What you will do: Can you transcribe the data exactly? Leave the pictures out.
>> Begin Supplied records
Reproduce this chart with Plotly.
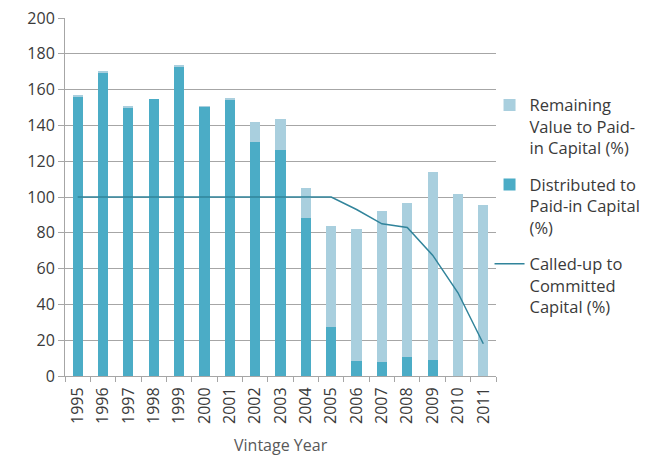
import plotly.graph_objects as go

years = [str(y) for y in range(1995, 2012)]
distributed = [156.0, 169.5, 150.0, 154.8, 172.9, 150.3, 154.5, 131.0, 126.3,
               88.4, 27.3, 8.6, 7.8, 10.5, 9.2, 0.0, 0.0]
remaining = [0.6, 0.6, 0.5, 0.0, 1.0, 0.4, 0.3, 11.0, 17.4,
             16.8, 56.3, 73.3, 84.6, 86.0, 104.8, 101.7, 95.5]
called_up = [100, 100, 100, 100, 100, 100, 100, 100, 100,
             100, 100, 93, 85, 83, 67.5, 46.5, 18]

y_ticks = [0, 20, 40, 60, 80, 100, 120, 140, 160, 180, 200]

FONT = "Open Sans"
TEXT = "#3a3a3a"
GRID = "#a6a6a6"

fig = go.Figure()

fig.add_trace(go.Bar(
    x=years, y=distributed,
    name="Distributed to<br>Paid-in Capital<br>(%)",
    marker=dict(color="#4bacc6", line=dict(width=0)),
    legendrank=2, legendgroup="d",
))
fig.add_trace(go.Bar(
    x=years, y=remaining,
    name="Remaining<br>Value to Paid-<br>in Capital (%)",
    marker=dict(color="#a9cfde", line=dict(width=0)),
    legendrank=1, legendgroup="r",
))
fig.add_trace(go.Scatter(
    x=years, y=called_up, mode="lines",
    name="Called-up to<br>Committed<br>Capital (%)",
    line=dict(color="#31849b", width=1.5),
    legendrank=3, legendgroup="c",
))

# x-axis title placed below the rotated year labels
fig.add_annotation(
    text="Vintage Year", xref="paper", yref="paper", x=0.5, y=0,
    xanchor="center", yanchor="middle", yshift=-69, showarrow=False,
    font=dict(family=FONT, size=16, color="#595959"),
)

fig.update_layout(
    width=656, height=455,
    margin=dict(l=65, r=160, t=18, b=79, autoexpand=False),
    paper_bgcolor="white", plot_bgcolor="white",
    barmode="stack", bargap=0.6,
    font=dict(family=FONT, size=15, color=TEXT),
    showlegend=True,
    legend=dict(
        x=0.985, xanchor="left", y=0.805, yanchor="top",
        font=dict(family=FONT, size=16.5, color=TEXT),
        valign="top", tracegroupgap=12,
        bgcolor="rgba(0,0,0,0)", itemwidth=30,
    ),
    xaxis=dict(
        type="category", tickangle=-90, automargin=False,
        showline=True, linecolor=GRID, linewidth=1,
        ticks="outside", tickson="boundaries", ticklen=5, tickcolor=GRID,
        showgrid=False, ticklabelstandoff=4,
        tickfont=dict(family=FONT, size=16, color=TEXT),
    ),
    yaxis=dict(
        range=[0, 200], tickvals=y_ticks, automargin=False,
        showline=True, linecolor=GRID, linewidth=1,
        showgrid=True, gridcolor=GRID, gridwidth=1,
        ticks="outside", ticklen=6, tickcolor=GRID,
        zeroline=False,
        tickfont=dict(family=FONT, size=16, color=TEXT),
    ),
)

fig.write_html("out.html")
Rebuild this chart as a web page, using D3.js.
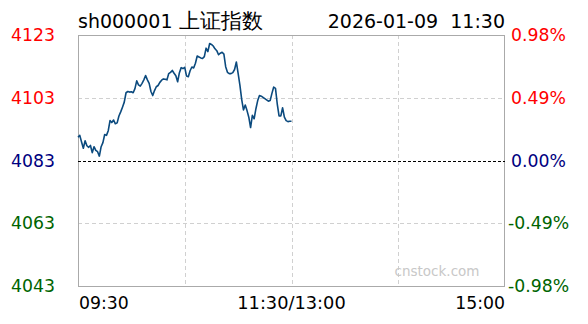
>> End Supplied records
Worked solution:
Reproduce this chart with Plotly.
import plotly.graph_objects as go

years = [str(y) for y in range(1995, 2012)]
distributed = [156.0, 169.5, 150.0, 154.8, 172.9, 150.3, 154.5, 131.0, 126.3,
               88.4, 27.3, 8.6, 7.8, 10.5, 9.2, 0.0, 0.0]
remaining = [0.6, 0.6, 0.5, 0.0, 1.0, 0.4, 0.3, 11.0, 17.4,
             16.8, 56.3, 73.3, 84.6, 86.0, 104.8, 101.7, 95.5]
called_up = [100, 100, 100, 100, 100, 100, 100, 100, 100,
             100, 100, 93, 85, 83, 67.5, 46.5, 18]

y_ticks = [0, 20, 40, 60, 80, 100, 120, 140, 160, 180, 200]

FONT = "Open Sans"
TEXT = "#3a3a3a"
GRID = "#a6a6a6"

fig = go.Figure()

fig.add_trace(go.Bar(
    x=years, y=distributed,
    name="Distributed to<br>Paid-in Capital<br>(%)",
    marker=dict(color="#4bacc6", line=dict(width=0)),
    legendrank=2, legendgroup="d",
))
fig.add_trace(go.Bar(
    x=years, y=remaining,
    name="Remaining<br>Value to Paid-<br>in Capital (%)",
    marker=dict(color="#a9cfde", line=dict(width=0)),
    legendrank=1, legendgroup="r",
))
fig.add_trace(go.Scatter(
    x=years, y=called_up, mode="lines",
    name="Called-up to<br>Committed<br>Capital (%)",
    line=dict(color="#31849b", width=1.5),
    legendrank=3, legendgroup="c",
))

# x-axis title placed below the rotated year labels
fig.add_annotation(
    text="Vintage Year", xref="paper", yref="paper", x=0.5, y=0,
    xanchor="center", yanchor="middle", yshift=-69, showarrow=False,
    font=dict(family=FONT, size=16, color="#595959"),
)

fig.update_layout(
    width=656, height=455,
    margin=dict(l=65, r=160, t=18, b=79, autoexpand=False),
    paper_bgcolor="white", plot_bgcolor="white",
    barmode="stack", bargap=0.6,
    font=dict(family=FONT, size=15, color=TEXT),
    showlegend=True,
    legend=dict(
        x=0.985, xanchor="left", y=0.805, yanchor="top",
        font=dict(family=FONT, size=16.5, color=TEXT),
        valign="top", tracegroupgap=12,
        bgcolor="rgba(0,0,0,0)", itemwidth=30,
    ),
    xaxis=dict(
        type="category", tickangle=-90, automargin=False,
        showline=True, linecolor=GRID, linewidth=1,
        ticks="outside", tickson="boundaries", ticklen=5, tickcolor=GRID,
        showgrid=False, ticklabelstandoff=4,
        tickfont=dict(family=FONT, size=16, color=TEXT),
    ),
    yaxis=dict(
        range=[0, 200], tickvals=y_ticks, automargin=False,
        showline=True, linecolor=GRID, linewidth=1,
        showgrid=True, gridcolor=GRID, gridwidth=1,
        ticks="outside", ticklen=6, tickcolor=GRID,
        zeroline=False,
        tickfont=dict(family=FONT, size=16, color=TEXT),
    ),
)

fig.write_html("out.html")
Rebuild this chart as a web page, using D3.js.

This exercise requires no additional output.